Why did the swans cross the road?
No-one is quite sure, but a family of black swans is playing Russian roulette with cars on a major road in Gordon, prompting local residents to take matters into their own hands with an array of handmade signs warning motorists to slow down.
Mal Barnett has lived near Gordon Pond, adjacent to Woodcock Drive, in the ACT’s south for 20 years and says swans have come and gone in the area the whole time.
“They come, have their young and then you’ll go back one day and they’re all gone,” he says.
The small pond is circled by a walking track that runs along the Murrumbidgee River towards Point Hut Crossing, so the swans have become a beloved feature of the area.
“There’s one little kid who’s always down there, working in the garden around the pond, and he’s about six or seven years old going on 60 – he could tell you everything about the swans,” Mal laughs.
“All our neighbours around here go down to feed them and to check up on them.”
Until recently, the grass was green enough on their own side and the swans never ventured across the road.
“I don’t know whether that’s because all the reeds have grown quite large in the pond or if they don’t feel safe, but they’re forever in the middle of the road now, and people are pulling up in their cars,” Mal says of them now.
There were already paper signs mounted to star pickets installed on either side of the road, but Mal decided to make another that couldn’t be missed, using some old board in his garage.
“Even when I was putting the bloody sign up, there was about 30 cars all waiting for the swans to cross. The swans aren’t quick about it, either – they sort of ruffle around in the middle.”
Mal admits the risk to the swans is “just the world we live in” but he and the other residents feel compelled to do their bit to prevent a ”foul”.
Ideally, they would like to see an official yellow animal crossing sign installed, like the one for kangaroos further down the road.
“We live in a great city, and I think we need to look after our wildlife where we can,” Mal said.
In the past, these signs have been installed at locations across the ACT considered hot spots for wildlife and vehicle collisions, either based on crash data history or evidence of wildlife crossings.
However, an ACT Government spokesperson says they were ditched after several studies revealed little change to driver behaviour.

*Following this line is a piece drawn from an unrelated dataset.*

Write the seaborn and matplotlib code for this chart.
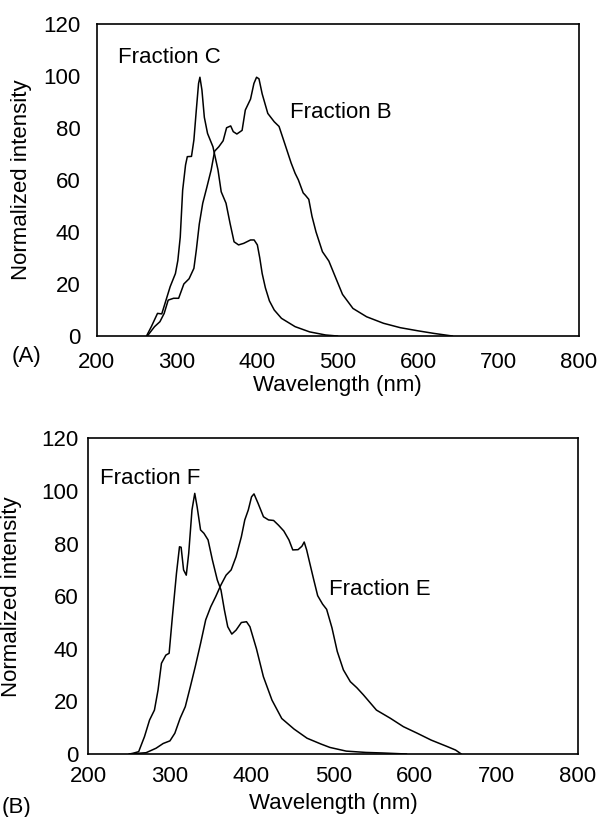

“They can be ignored by motorists when the particular animal is not seen regularly and instead create more visual distractions,” the spokesperson says.
“For these reasons, the ACT Government no longer use animal warning signs on the urban road network [such as Woodcock Drive]. Signage and other measures such as animal fencing are considered on higher-speed roads [such as the Monaro Highway] on a case-by-case basis.”
While the Government “appreciates the intent”, the spokesperson says members of the public “are not permitted to install their own signage by the roadway as this can create a road safety hazard or interfere with essential underground services”.